L’église possédait une petite coupole byzantine. C’est à l’époque des Normands que l’église orthodoxe et l’église catholique romaine se sont séparées par le Grand Schisme (1054) . Les byzantins occupaient la région avant les Normands. Cette architecture témoigne du passage du rite byzantin au rite latin et les hésitations au cours du 11ème . Le clocher de l’église latine est coiffé d’un petit bulbe de majolique brillante où poussent les herbes.
Un Palazzo qui a encore gardé des balcons et des fresques qu’on devine de l’extérieur occupe deux côtés de la place de l’église.
Nous montons à la Tour normande, propriété primée, défense d’entrer. Elle faisait office de château d’eau, les installations de plomberie sont encore visibles.
Montalbano
L’intérêt de ce village perché réside plutôt dans sa position au-dessus des ravines que dans le bourg, cerné par des constructions modernes. Il y a bien un quartier historique où l’on pénètre en passant sous le porche, entrée du Castillo. Mais nous sommes blasées après les visites de la journée. Le belvédère, d’où part une promenade longeant les remparts nous offre la vue la plus spectaculaire sur ces terres ravinées.

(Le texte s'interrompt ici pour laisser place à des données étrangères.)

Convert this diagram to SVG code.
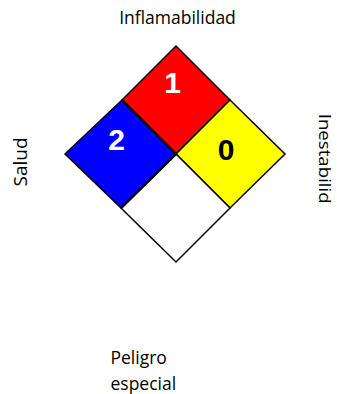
<svg xmlns="http://www.w3.org/2000/svg" width="337" height="394" viewBox="0 0 337 394">
<style>
.sq{stroke:#000;stroke-width:1.5;stroke-linejoin:miter}
.num{font-family:"Liberation Sans",Arial,sans-serif;font-weight:bold;font-size:30px;text-anchor:middle}
.lbl{font-family:"Open Sans","Liberation Sans",sans-serif;font-size:17.5px;fill:#000}
</style>
<rect width="337" height="394" fill="#fff"/>
<g id="red">
<polygon class="sq" points="176,46 230,100 176,154 122,100" fill="#ff0000"/>
<text class="num" x="172.5" y="93" fill="#fff">1</text>
</g>
<g id="yellow">
<polygon class="sq" points="230,100 285,154 230,208 176,154" fill="#ffff00"/>
<text class="num" x="226" y="159.5" fill="#000">0</text>
</g>
<g id="white">
<polygon class="sq" points="176,154 230,208 176,262 121,208" fill="#fff"/>
</g>
<g id="blue">
<polygon class="sq" points="122,100 176,154 121,208 65,154" fill="#0000ff"/>
<path d="M122,100 L176,154 L121,208" fill="none" stroke="#000" stroke-width="2.5"/>
<text class="num" x="116.7" y="149.5" fill="#fff">2</text>
</g>
<g id="labels">
<text id="inflamabilidad" class="lbl" x="177.5" y="24" text-anchor="middle">Inflamabilidad</text>
<text id="salud" class="lbl" transform="translate(27,162) rotate(-90)" text-anchor="middle" style="font-size:19px">Salud</text>
<text id="inestabilid" class="lbl" transform="translate(318.5,158.7) rotate(90)" text-anchor="middle" style="font-size:17px" textLength="90" lengthAdjust="spacingAndGlyphs">Inestabilid</text>
<text id="peligro" class="lbl" x="110.5" y="364">Peligro</text>
<text id="especial" class="lbl" x="110.5" y="390">especial</text>
</g>
<g id="connectors"></g>
</svg>
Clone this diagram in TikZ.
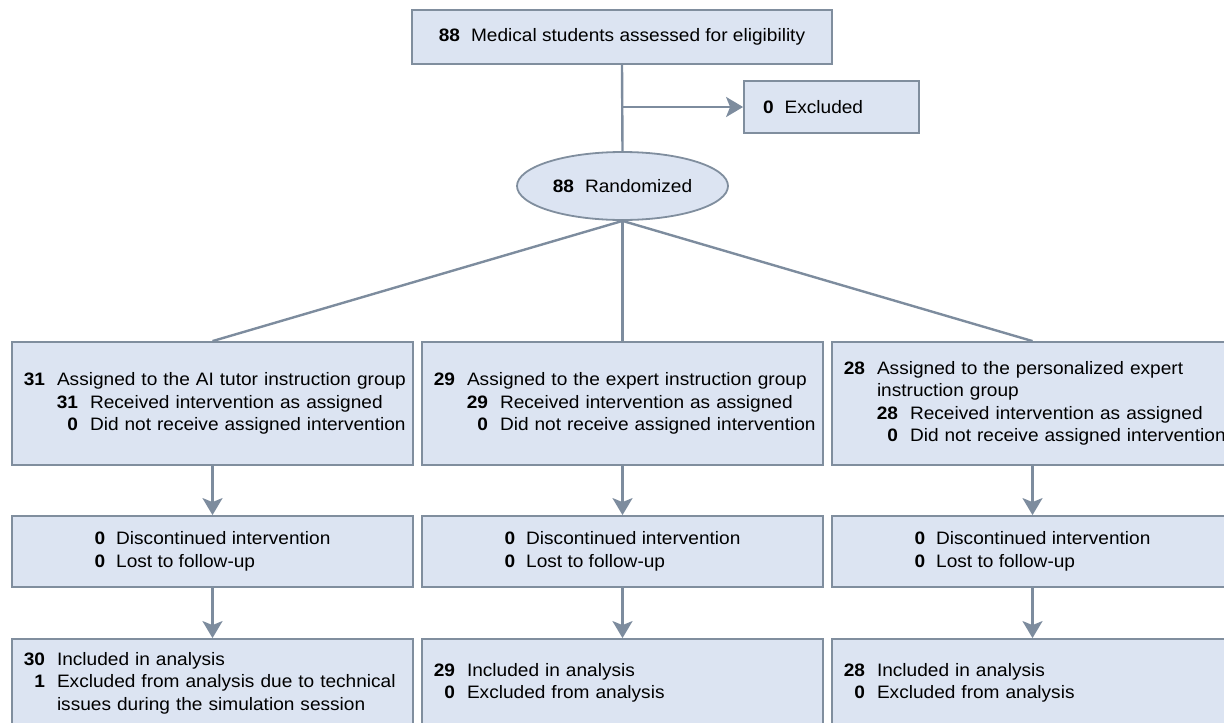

La promenade est fleurie de plantes méditerranéennes : lavande, santoline de Corse, romarin, thym qui embaument.
Nous terminons le circuit par une baignade à la Marina di Pisticci. Plus de cohue dominicale. Parasols et lits sont repliés. Le sable blanc est dégagé. Me voici réconciliée avec la côte ionienne. Les bouées sont même assez loin pour me donner un cap.
Via Catania, Tanio, avec ses grands parents ne fait plus de caprices bruyants. La soirée est calme et presque fraîche.